COLLECTED MATERIAL =>

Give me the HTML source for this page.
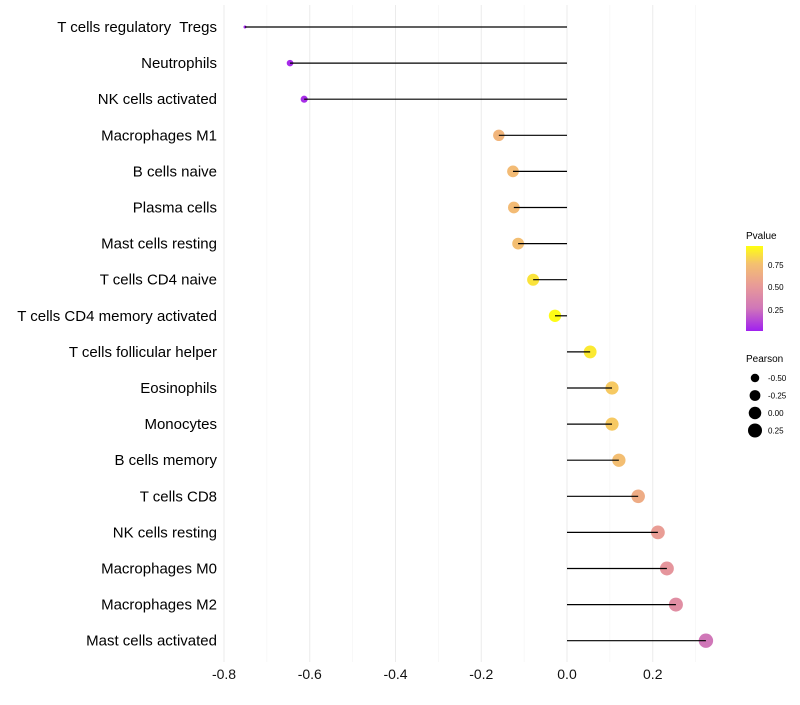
<!DOCTYPE html>
<html><head><meta charset="utf-8"><style>
body{margin:0;background:#fff;font-family:"Liberation Sans",sans-serif}
</style></head><body>
<svg id="chart" width="800" height="700" xmlns="http://www.w3.org/2000/svg" font-family="Liberation Sans, sans-serif">
<defs><linearGradient id="pg" x1="0" y1="1" x2="0" y2="0">
<stop offset="0" stop-color="#a020f0"/><stop offset="0.27" stop-color="#d077b8"/><stop offset="0.53" stop-color="#e89a98"/><stop offset="0.79" stop-color="#f4c070"/><stop offset="1" stop-color="#ffff10"/></linearGradient></defs>
<g id="grid"></g><g id="marks"></g><g id="labels"></g>
<g>
<text x="746" y="239" font-size="10">Pvalue</text>
<rect x="746" y="246" width="17" height="85" fill="url(#pg)"/>
<text x="768" y="268" font-size="8">0.75</text>
<text x="768" y="290" font-size="8">0.50</text>
<text x="768" y="313" font-size="8">0.25</text>
</g>
<g id="sizeLegend">
<text x="746" y="362" font-size="10">Pearson</text>
</g>
</svg>
<script>
const cats=["T cells regulatory  Tregs","Neutrophils","NK cells activated","Macrophages M1","B cells naive","Plasma cells","Mast cells resting","T cells CD4 naive","T cells CD4 memory activated","T cells follicular helper","Eosinophils","Monocytes","B cells memory","T cells CD8","NK cells resting","Macrophages M0","Macrophages M2","Mast cells activated"];
const pearson=[-0.751,-0.646,-0.613,-0.159,-0.126,-0.124,-0.114,-0.079,-0.028,0.054,0.105,0.105,0.121,0.166,0.212,0.233,0.254,0.324];
const pvals=[0.01,0.03,0.04,0.68,0.72,0.72,0.74,0.86,0.94,0.88,0.78,0.78,0.74,0.62,0.52,0.47,0.42,0.26];
const xTicks=[-0.8,-0.6,-0.4,-0.2,0.0,0.2];
const sizeBreaks=[-0.5,-0.25,0,0.25];
const NS="http://www.w3.org/2000/svg";
const x=v=>567+v*428.75;
const y=i=>27+i*36.1;
const vmin=Math.min(...pearson);
const r=v=>1.5+5.5*Math.sqrt(Math.max(0,v-vmin));
function col(p){const st=[[0,[160,32,240]],[0.27,[208,119,184]],[0.53,[232,154,152]],[0.79,[244,192,112]],[1,[255,255,16]]];
 const t=Math.min(1,Math.max(0,p/0.95));for(let k=1;k<st.length;k++){if(t<=st[k][0]){const a=st[k-1],b=st[k],f=(t-a[0])/(b[0]-a[0]);return "rgb("+a[1].map((c,j)=>Math.round(c+(b[1][j]-c)*f)).join(",")+")";}}return "rgb(255,255,16)";}
function mk(t,at,parent){const e=document.createElementNS(NS,t);for(const k in at)e.setAttribute(k,at[k]);parent.appendChild(e);return e;}
const grid=document.getElementById("grid"),marks=document.getElementById("marks"),labels=document.getElementById("labels");
for(let v=-0.8;v<=0.31;v+=0.1){const vv=Math.round(v*10)/10;const major=Math.abs(Math.round(vv*10))%2===0;
 const g=mk("line",{x1:x(vv),x2:x(vv),y1:5,y2:662,stroke:major?"#ebebeb":"#f4f4f4","stroke-width":major?1:0.6},grid);
 
 }
xTicks.forEach(v=>{const t=mk("text",{x:x(v),y:679,"font-size":14,"text-anchor":"middle",fill:"#111"},labels);t.textContent=v.toFixed(1);
 
 });
cats.forEach((c,i)=>{
 const t=mk("text",{x:217,y:y(i)+5,"font-size":15,"text-anchor":"end",fill:"#000","xml:space":"preserve"},labels);t.style.whiteSpace="pre";t.textContent=c;
 
 
 const p=mk("circle",{cx:x(pearson[i]),cy:y(i),r:r(pearson[i]),fill:col(pvals[i])},marks);
 
 
 const l=mk("line",{x1:x(0),x2:x(pearson[i]),y1:y(i),y2:y(i),stroke:"#000","stroke-width":1.2},marks);
 
 
});
const sl=document.getElementById("sizeLegend");
sizeBreaks.forEach((v,k)=>{const cy=378+k*17.5;
 const c=mk("circle",{cx:755,cy:cy,r:r(v),fill:"#000"},sl);
 
 
 const t=mk("text",{x:768,y:cy+3,"font-size":8},sl);t.textContent=v.toFixed(2);
 
 });
</script>
</body></html>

DO THIS =>
Return the listing above unchanged, apart from dropping its pictures.

WRITTEN ANSWER =>
Give me the HTML source for this page.
<!DOCTYPE html>
<html><head><meta charset="utf-8"><style>
body{margin:0;background:#fff;font-family:"Liberation Sans",sans-serif}
</style></head><body>
<svg id="chart" width="800" height="700" xmlns="http://www.w3.org/2000/svg" font-family="Liberation Sans, sans-serif">
<defs><linearGradient id="pg" x1="0" y1="1" x2="0" y2="0">
<stop offset="0" stop-color="#a020f0"/><stop offset="0.27" stop-color="#d077b8"/><stop offset="0.53" stop-color="#e89a98"/><stop offset="0.79" stop-color="#f4c070"/><stop offset="1" stop-color="#ffff10"/></linearGradient></defs>
<g id="grid"></g><g id="marks"></g><g id="labels"></g>
<g>
<text x="746" y="239" font-size="10">Pvalue</text>
<rect x="746" y="246" width="17" height="85" fill="url(#pg)"/>
<text x="768" y="268" font-size="8">0.75</text>
<text x="768" y="290" font-size="8">0.50</text>
<text x="768" y="313" font-size="8">0.25</text>
</g>
<g id="sizeLegend">
<text x="746" y="362" font-size="10">Pearson</text>
</g>
</svg>
<script>
const cats=["T cells regulatory  Tregs","Neutrophils","NK cells activated","Macrophages M1","B cells naive","Plasma cells","Mast cells resting","T cells CD4 naive","T cells CD4 memory activated","T cells follicular helper","Eosinophils","Monocytes","B cells memory","T cells CD8","NK cells resting","Macrophages M0","Macrophages M2","Mast cells activated"];
const pearson=[-0.751,-0.646,-0.613,-0.159,-0.126,-0.124,-0.114,-0.079,-0.028,0.054,0.105,0.105,0.121,0.166,0.212,0.233,0.254,0.324];
const pvals=[0.01,0.03,0.04,0.68,0.72,0.72,0.74,0.86,0.94,0.88,0.78,0.78,0.74,0.62,0.52,0.47,0.42,0.26];
const xTicks=[-0.8,-0.6,-0.4,-0.2,0.0,0.2];
const sizeBreaks=[-0.5,-0.25,0,0.25];
const NS="http://www.w3.org/2000/svg";
const x=v=>567+v*428.75;
const y=i=>27+i*36.1;
const vmin=Math.min(...pearson);
const r=v=>1.5+5.5*Math.sqrt(Math.max(0,v-vmin));
function col(p){const st=[[0,[160,32,240]],[0.27,[208,119,184]],[0.53,[232,154,152]],[0.79,[244,192,112]],[1,[255,255,16]]];
 const t=Math.min(1,Math.max(0,p/0.95));for(let k=1;k<st.length;k++){if(t<=st[k][0]){const a=st[k-1],b=st[k],f=(t-a[0])/(b[0]-a[0]);return "rgb("+a[1].map((c,j)=>Math.round(c+(b[1][j]-c)*f)).join(",")+")";}}return "rgb(255,255,16)";}
function mk(t,at,parent){const e=document.createElementNS(NS,t);for(const k in at)e.setAttribute(k,at[k]);parent.appendChild(e);return e;}
const grid=document.getElementById("grid"),marks=document.getElementById("marks"),labels=document.getElementById("labels");
for(let v=-0.8;v<=0.31;v+=0.1){const vv=Math.round(v*10)/10;const major=Math.abs(Math.round(vv*10))%2===0;
 const g=mk("line",{x1:x(vv),x2:x(vv),y1:5,y2:662,stroke:major?"#ebebeb":"#f4f4f4","stroke-width":major?1:0.6},grid);
 
 }
xTicks.forEach(v=>{const t=mk("text",{x:x(v),y:679,"font-size":14,"text-anchor":"middle",fill:"#111"},labels);t.textContent=v.toFixed(1);
 
 });
cats.forEach((c,i)=>{
 const t=mk("text",{x:217,y:y(i)+5,"font-size":15,"text-anchor":"end",fill:"#000","xml:space":"preserve"},labels);t.style.whiteSpace="pre";t.textContent=c;
 
 
 const p=mk("circle",{cx:x(pearson[i]),cy:y(i),r:r(pearson[i]),fill:col(pvals[i])},marks);
 
 
 const l=mk("line",{x1:x(0),x2:x(pearson[i]),y1:y(i),y2:y(i),stroke:"#000","stroke-width":1.2},marks);
 
 
});
const sl=document.getElementById("sizeLegend");
sizeBreaks.forEach((v,k)=>{const cy=378+k*17.5;
 const c=mk("circle",{cx:755,cy:cy,r:r(v),fill:"#000"},sl);
 
 
 const t=mk("text",{x:768,y:cy+3,"font-size":8},sl);t.textContent=v.toFixed(2);
 
 });
</script>
</body></html>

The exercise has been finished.